=== WRITTEN EXERCISE ===
Extract exactly those lines that lie between the start of the material and the line with "(663,3) -- (663,1699);", including both boundary lines and no others.

>> START

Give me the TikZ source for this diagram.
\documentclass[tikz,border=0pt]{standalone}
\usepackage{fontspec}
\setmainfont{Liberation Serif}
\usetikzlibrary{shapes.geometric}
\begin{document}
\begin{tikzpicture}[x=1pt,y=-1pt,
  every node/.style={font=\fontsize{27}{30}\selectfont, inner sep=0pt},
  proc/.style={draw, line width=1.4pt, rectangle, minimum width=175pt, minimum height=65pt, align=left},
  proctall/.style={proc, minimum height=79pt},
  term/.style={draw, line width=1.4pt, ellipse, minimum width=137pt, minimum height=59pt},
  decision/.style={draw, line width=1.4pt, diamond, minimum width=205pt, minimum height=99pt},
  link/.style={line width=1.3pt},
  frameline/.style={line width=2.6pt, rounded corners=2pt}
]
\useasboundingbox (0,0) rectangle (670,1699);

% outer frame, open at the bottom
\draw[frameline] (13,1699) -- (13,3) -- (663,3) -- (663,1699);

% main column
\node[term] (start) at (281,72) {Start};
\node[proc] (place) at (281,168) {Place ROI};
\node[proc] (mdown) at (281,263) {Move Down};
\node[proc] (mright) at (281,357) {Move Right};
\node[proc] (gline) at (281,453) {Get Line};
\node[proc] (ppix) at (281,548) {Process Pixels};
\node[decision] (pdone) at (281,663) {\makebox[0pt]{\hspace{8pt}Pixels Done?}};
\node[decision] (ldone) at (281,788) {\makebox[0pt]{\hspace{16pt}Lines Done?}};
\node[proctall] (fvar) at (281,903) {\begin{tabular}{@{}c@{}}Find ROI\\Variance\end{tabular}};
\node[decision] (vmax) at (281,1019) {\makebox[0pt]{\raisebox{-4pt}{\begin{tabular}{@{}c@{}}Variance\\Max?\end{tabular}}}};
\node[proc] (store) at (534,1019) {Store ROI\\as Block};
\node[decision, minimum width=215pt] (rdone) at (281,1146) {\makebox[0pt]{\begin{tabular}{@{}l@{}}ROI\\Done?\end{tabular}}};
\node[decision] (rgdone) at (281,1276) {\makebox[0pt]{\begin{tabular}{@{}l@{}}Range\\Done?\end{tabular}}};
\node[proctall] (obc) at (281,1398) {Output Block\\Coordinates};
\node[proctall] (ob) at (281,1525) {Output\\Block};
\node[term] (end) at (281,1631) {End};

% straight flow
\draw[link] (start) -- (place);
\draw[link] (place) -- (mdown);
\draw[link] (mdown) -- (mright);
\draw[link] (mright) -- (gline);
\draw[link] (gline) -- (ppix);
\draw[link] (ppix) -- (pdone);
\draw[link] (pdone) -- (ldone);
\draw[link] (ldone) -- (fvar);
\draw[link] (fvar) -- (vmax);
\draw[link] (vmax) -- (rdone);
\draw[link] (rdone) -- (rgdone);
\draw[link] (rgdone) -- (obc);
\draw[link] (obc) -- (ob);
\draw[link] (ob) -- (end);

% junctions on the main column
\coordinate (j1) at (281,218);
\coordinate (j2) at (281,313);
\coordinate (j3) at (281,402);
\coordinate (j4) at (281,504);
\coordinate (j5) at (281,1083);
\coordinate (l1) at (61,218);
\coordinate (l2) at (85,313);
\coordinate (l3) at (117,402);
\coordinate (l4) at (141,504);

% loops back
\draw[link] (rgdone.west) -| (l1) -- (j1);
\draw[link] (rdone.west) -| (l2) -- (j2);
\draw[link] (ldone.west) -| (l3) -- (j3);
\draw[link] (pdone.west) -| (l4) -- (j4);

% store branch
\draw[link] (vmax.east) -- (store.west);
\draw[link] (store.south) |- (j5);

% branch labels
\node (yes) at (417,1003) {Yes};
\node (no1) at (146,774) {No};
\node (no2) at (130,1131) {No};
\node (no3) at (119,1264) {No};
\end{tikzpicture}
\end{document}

>> END

=== CORRECT OUTPUT ===
Give me the TikZ source for this diagram.
\documentclass[tikz,border=0pt]{standalone}
\usepackage{fontspec}
\setmainfont{Liberation Serif}
\usetikzlibrary{shapes.geometric}
\begin{document}
\begin{tikzpicture}[x=1pt,y=-1pt,
  every node/.style={font=\fontsize{27}{30}\selectfont, inner sep=0pt},
  proc/.style={draw, line width=1.4pt, rectangle, minimum width=175pt, minimum height=65pt, align=left},
  proctall/.style={proc, minimum height=79pt},
  term/.style={draw, line width=1.4pt, ellipse, minimum width=137pt, minimum height=59pt},
  decision/.style={draw, line width=1.4pt, diamond, minimum width=205pt, minimum height=99pt},
  link/.style={line width=1.3pt},
  frameline/.style={line width=2.6pt, rounded corners=2pt}
]
\useasboundingbox (0,0) rectangle (670,1699);

% outer frame, open at the bottom
\draw[frameline] (13,1699) -- (13,3) -- (663,3) -- (663,1699);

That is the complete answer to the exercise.